11.8. Processor and memory affinity

11.8.1. Processor affinity

Open MPI supports processor affinity on a variety of systems through process binding, in which each MPI process, along with its threads, is “bound” to a specific subset of processing resources (cores, packages, etc.). That is, the operating system will constrain that process to run on only that subset.

Note

The operating system may allow other processes to run on the same resources.

Affinity can improve performance by inhibiting excessive process movement — for example, away from “hot” caches or NUMA memory. Judicious bindings can improve performance by reducing resource contention (by spreading processes apart from one another) or improving interprocess communications (by placing processes close to one another). Binding can also improve performance reproducibility by eliminating variable process placement.

Warning

Processor affinity probably should not be used when a node is over-subscribed (i.e., more processes are launched than there are processors).

This can lead to a serious degradation in performance (even more than simply oversubscribing the node). Open MPI will usually detect this situation and automatically disable the use of processor affinity (and display run-time warnings to this effect).

11.8.2. Memory affinity

Memory affinity is critically important on modern servers because most architectures exhibit Non-Uniform Memory Access (NUMA) architectures. In a NUMA architecture, memory is physically distributed throughout the machine even though it is virtually treated as a single address space. That is, memory may be physically local to one or more processors — and therefore remote to other processors.

Simply put: some memory will be faster to access (for a given process) than others.

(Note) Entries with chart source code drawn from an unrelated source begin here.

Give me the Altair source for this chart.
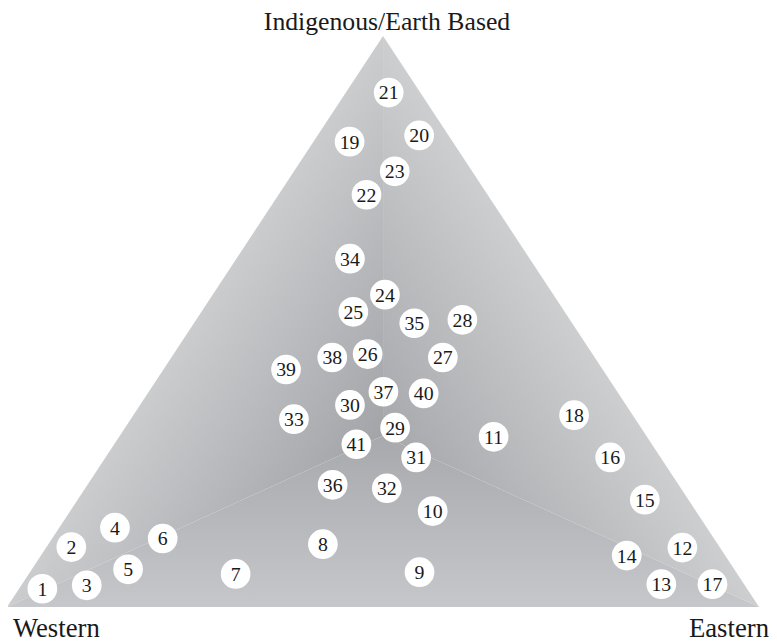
import altair as alt
import pandas as pd

# Ternary shares (percent) for each numbered item
labels = [str(i) for i in range(1, 42)]
western = [93.7, 86.2, 87.5, 78.7, 80.6, 73.3, 66.7, 52.5, 42.1, 35.0,
           20.4, 5.0, 11.0, 13.1, 5.8, 6.7, 4.2, 7.8, 13.7, 3.9,
           4.2, 16.1, 10.3, 22.4, 28.1, 29.9, 20.2, 14.3, 32.7, 36.7,
           32.5, 39.1, 45.4, 23.9, 21.0, 46.0, 31.1, 34.9, 42.1, 25.9, 39.3]
eastern = [3.1, 3.3, 8.7, 7.4, 12.8, 14.7, 27.5, 36.5, 51.8, 48.2,
           49.8, 84.6, 85.0, 77.9, 75.4, 67.1, 91.8, 58.6, 4.8, 13.5,
           5.7, 11.7, 13.4, 22.9, 20.2, 25.8, 36.1, 35.4, 35.9, 27.9,
           41.3, 40.1, 21.7, 15.1, 29.3, 32.6, 31.2, 21.4, 16.3, 36.7, 32.2]
indigenous = [3.2, 10.5, 3.8, 13.9, 6.6, 12.0, 5.8, 11.0, 6.1, 16.8,
              29.8, 10.4, 4.0, 9.0, 18.8, 26.2, 4.0, 33.6, 81.5, 82.6,
              90.1, 72.2, 76.3, 54.7, 51.7, 44.3, 43.7, 50.3, 31.4, 35.4,
              26.2, 20.8, 32.9, 61.0, 49.7, 21.4, 37.7, 43.7, 41.6, 37.4, 28.5]

corner_names = ["Western", "Eastern", "Indigenous/Earth Based"]

pts = pd.DataFrame({"label": labels, "W": western, "E": eastern, "I": indigenous})

xs = alt.Scale(domain=[0.1316, 101.316], nice=False, zero=False)
ys = alt.Scale(domain=[-5.90, 104.33], nice=False, zero=False)
X = lambda f: alt.X(f, type="quantitative", scale=xs, axis=None)
Y = lambda f: alt.Y(f, type="quantitative", scale=ys, axis=None)

cx, cy = 50, 30  # ridge meeting point of the pyramid shading

def grad(c0, c1, x1, y1, x2, y2):
    return {"gradient": "linear", "x1": x1, "y1": y1, "x2": x2, "y2": y2,
            "stops": [{"offset": 0, "color": c0}, {"offset": 1, "color": c1}]}

left = pd.DataFrame({"x": [0, cx], "y": [0, 100], "y2": [0, cy]})
right = pd.DataFrame({"x": [cx, 100], "y": [100, 0], "y2": [cy, 0]})
bottom = pd.DataFrame({"x": [0, cx, 100], "y": [0, cy, 0], "y2": [0, 0, 0]})

area_left = alt.Chart(left).mark_area(
    orient="vertical", color=grad("#cbccce", "#a3a4a8", 0.5, 0.5, 0.85, 0.85)
).encode(x=X("x"), y=Y("y"), y2="y2")
area_right = alt.Chart(right).mark_area(
    orient="vertical", color=grad("#cdcecf", "#a7a8ac", 0.5, 0.5, 0.15, 0.85)
).encode(x=X("x"), y=Y("y"), y2="y2")
area_bottom = alt.Chart(bottom).mark_area(
    orient="vertical", color=grad("#c6c7ca", "#a8a9ad", 0.5, 1, 0.5, 0)
).encode(x=X("x"), y=Y("y"), y2="y2")

base = alt.Chart(pts).transform_calculate(
    px="datum.E + datum.I / 2", py="datum.I"
)
circles = base.mark_circle(size=900, color="white", opacity=1).encode(
    x=X("px"), y=Y("py")
)
nums = base.mark_text(font="Liberation Serif", fontSize=20, color="#1a1a1a",
                      baseline="middle", align="center", dy=1).encode(
    x=X("px"), y=Y("py"), text="label:N"
)

corners = pd.DataFrame({"name": corner_names, "x": [0, 100, 50], "y": [0, 0, 100]})
t_w = alt.Chart(corners.iloc[[0]]).mark_text(
    font="Liberation Serif", fontSize=27, align="left", baseline="alphabetic",
    dx=6, dy=30, color="#1a1a1a").encode(x=X("x"), y=Y("y"), text="name:N")
t_e = alt.Chart(corners.iloc[[1]]).mark_text(
    font="Liberation Serif", fontSize=27, align="right", baseline="alphabetic",
    dx=10, dy=30, color="#1a1a1a").encode(x=X("x"), y=Y("y"), text="name:N")
t_i = alt.Chart(corners.iloc[[2]]).mark_text(
    font="Liberation Serif", fontSize=26, align="center", baseline="alphabetic",
    dx=4, dy=-6, color="#1a1a1a").encode(x=X("x"), y=Y("y"), text="name:N")

chart = alt.layer(area_left, area_right, area_bottom, circles, nums, t_w, t_e, t_i).properties(
    width=769, height=636, padding=0, autosize=alt.AutoSizeParams(type="none")
).configure_view(strokeWidth=0)

chart.save("out.html", embed_options={"renderer": "svg", "actions": False})
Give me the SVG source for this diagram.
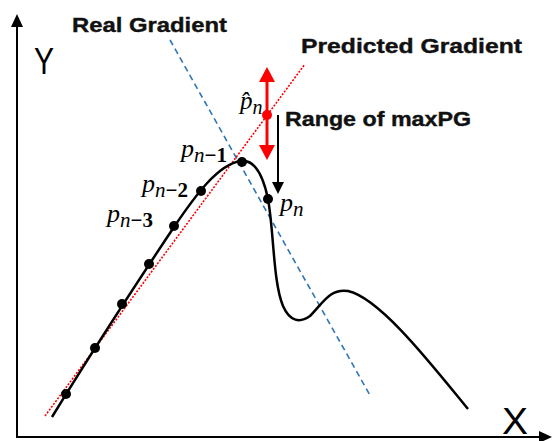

Open MPI supports general and specific memory affinity, meaning that it generally tries to allocate all memory local to the processor that asked for it. When shared memory is used for communication, Open MPI uses memory affinity to make certain pages local to specific processes in order to minimize memory network/bus traffic.

Open MPI supports memory affinity on a variety of systems, and is controlled through the Hardware Locality (hwloc) library.

Note that memory affinity support is enabled only when processor affinity is enabled. Specifically: using memory affinity does not make sense if processor affinity is not enabled because processes may allocate local memory and then move to a different processor, potentially remote from the memory that it just allocated.